INSTRUCTIONS FOR THE TASK:
Copy, exactly and only, the lines from the one with "Output the Python" up to and including the one with "color='white', fontsize=14, fontweight='bold')", leaving pictures out.

PROVIDED RECORDS:
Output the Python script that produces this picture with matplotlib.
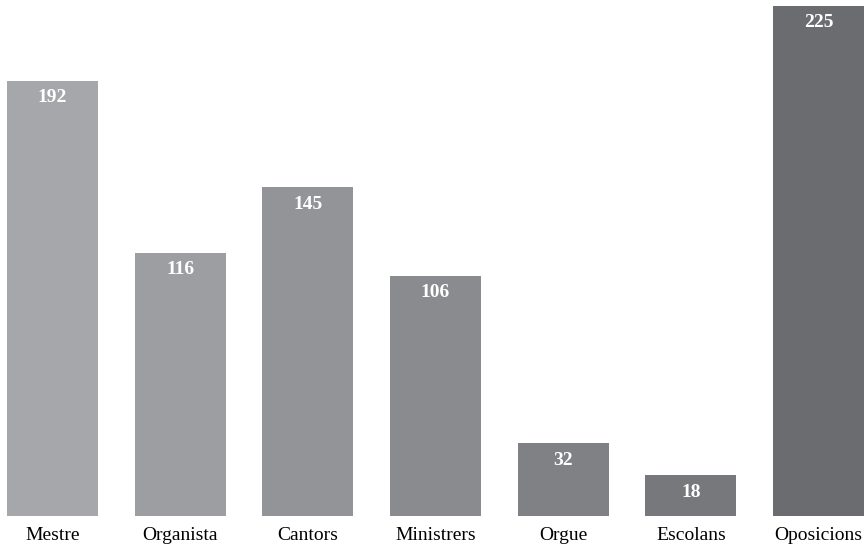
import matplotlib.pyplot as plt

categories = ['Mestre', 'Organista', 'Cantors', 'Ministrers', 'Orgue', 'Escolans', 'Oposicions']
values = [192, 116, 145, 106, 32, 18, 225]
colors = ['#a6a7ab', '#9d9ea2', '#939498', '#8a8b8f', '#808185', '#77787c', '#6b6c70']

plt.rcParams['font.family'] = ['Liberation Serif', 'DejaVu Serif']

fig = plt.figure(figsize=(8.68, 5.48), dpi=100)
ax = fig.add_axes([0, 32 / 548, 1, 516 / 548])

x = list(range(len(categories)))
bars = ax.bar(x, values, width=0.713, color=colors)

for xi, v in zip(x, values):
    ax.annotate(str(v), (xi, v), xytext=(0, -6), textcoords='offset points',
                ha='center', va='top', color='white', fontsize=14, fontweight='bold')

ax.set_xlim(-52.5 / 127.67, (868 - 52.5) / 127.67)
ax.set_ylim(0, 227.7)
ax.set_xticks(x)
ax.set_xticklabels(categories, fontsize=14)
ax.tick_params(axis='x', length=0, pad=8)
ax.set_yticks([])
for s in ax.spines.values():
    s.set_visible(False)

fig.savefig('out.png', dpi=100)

* * *

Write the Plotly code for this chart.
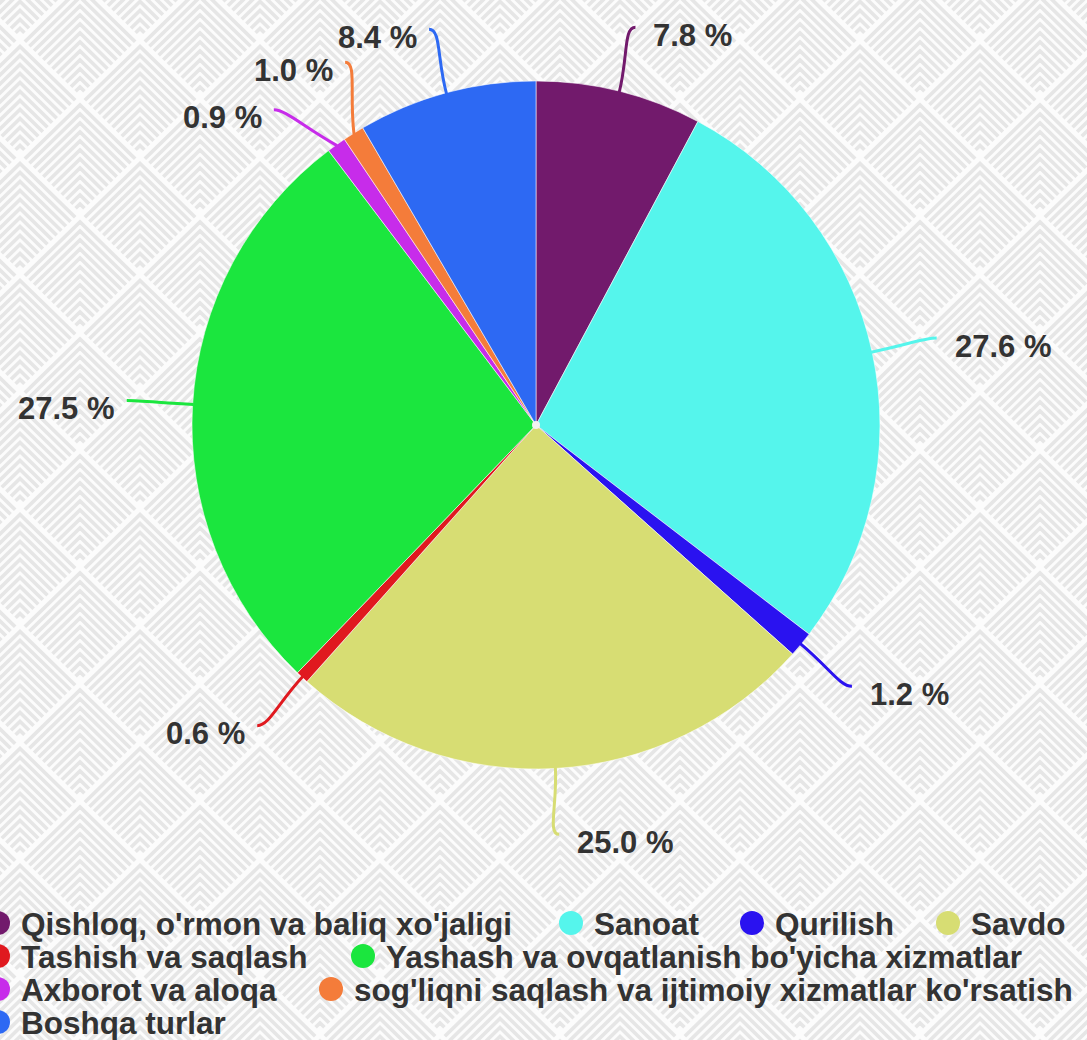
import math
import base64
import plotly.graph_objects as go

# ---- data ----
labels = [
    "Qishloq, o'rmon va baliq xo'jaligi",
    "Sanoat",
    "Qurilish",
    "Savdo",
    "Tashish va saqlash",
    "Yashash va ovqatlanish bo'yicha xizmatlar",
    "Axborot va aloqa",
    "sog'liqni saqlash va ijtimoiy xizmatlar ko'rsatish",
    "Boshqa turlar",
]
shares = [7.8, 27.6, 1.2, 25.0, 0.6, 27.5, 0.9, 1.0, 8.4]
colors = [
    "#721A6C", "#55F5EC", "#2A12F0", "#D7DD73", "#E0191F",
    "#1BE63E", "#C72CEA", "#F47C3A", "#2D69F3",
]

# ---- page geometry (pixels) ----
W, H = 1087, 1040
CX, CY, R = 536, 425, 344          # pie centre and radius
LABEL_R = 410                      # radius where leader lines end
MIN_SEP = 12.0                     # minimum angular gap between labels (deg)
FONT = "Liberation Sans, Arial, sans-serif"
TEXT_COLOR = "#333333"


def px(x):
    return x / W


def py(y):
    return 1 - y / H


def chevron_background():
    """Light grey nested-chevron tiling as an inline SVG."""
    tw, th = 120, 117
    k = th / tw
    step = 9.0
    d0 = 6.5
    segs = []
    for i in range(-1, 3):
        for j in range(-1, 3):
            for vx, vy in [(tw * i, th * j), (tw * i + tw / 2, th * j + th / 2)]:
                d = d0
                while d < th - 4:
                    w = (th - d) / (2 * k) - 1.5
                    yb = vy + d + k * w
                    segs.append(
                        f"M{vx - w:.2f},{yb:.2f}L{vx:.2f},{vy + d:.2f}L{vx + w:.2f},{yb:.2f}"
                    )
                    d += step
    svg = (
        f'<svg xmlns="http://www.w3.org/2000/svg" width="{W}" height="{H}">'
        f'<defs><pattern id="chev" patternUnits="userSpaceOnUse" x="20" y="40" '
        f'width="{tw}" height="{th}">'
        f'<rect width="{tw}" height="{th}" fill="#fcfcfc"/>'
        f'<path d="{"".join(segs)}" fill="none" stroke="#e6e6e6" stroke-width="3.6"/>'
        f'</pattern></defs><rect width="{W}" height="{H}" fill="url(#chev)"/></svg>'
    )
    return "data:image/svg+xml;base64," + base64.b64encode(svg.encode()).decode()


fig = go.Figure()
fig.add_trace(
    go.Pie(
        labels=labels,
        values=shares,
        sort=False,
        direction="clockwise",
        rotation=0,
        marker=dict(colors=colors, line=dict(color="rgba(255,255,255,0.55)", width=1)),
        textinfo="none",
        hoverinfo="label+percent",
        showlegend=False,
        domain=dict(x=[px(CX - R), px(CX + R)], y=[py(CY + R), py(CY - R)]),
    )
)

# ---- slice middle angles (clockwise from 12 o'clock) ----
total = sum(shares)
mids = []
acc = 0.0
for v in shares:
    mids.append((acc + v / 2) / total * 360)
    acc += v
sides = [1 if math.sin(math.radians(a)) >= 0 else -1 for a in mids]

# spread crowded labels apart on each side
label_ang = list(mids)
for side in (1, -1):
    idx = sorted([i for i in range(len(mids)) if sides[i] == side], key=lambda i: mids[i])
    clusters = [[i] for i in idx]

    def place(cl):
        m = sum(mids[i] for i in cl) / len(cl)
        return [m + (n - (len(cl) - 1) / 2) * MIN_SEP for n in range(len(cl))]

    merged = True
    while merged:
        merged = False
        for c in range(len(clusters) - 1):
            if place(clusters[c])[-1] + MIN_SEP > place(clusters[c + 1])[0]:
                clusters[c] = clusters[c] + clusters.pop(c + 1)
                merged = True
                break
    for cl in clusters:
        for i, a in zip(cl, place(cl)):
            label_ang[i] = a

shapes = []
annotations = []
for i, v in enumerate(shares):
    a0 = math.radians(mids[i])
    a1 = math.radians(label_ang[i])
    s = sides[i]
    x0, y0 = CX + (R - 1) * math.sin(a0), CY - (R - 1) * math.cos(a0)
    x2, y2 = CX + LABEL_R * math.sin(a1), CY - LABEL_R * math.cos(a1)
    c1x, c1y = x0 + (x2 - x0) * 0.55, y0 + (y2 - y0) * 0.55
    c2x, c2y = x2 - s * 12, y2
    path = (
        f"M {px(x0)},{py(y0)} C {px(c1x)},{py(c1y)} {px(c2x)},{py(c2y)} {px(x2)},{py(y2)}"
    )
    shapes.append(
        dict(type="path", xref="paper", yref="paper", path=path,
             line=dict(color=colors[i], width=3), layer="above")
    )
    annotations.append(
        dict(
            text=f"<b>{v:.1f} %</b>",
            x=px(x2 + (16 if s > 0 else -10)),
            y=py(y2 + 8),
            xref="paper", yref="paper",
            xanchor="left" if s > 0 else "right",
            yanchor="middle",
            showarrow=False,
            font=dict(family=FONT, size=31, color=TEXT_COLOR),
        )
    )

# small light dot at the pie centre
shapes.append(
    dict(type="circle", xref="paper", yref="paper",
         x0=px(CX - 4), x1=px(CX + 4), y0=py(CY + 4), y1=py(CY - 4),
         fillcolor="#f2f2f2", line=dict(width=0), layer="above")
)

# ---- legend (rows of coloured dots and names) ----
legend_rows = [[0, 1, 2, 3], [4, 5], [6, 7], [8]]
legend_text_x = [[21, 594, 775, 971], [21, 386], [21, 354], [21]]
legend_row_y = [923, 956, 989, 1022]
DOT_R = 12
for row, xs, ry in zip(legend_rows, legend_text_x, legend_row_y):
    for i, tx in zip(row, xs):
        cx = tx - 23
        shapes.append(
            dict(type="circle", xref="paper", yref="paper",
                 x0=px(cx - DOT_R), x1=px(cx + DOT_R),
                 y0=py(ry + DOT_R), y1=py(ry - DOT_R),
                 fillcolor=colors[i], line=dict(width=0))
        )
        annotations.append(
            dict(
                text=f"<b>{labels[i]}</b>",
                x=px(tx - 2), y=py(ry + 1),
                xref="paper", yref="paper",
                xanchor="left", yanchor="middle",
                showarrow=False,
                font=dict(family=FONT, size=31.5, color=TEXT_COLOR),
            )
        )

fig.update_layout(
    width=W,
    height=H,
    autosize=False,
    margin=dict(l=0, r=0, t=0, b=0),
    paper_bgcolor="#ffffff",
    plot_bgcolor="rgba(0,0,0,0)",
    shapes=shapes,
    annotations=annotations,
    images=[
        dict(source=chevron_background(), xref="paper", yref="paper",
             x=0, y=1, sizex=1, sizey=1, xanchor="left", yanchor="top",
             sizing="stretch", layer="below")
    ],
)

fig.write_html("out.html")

WORKED ANSWER:
Output the Python script that produces this picture with matplotlib.
import matplotlib.pyplot as plt

categories = ['Mestre', 'Organista', 'Cantors', 'Ministrers', 'Orgue', 'Escolans', 'Oposicions']
values = [192, 116, 145, 106, 32, 18, 225]
colors = ['#a6a7ab', '#9d9ea2', '#939498', '#8a8b8f', '#808185', '#77787c', '#6b6c70']

plt.rcParams['font.family'] = ['Liberation Serif', 'DejaVu Serif']

fig = plt.figure(figsize=(8.68, 5.48), dpi=100)
ax = fig.add_axes([0, 32 / 548, 1, 516 / 548])

x = list(range(len(categories)))
bars = ax.bar(x, values, width=0.713, color=colors)

for xi, v in zip(x, values):
    ax.annotate(str(v), (xi, v), xytext=(0, -6), textcoords='offset points',
                ha='center', va='top', color='white', fontsize=14, fontweight='bold')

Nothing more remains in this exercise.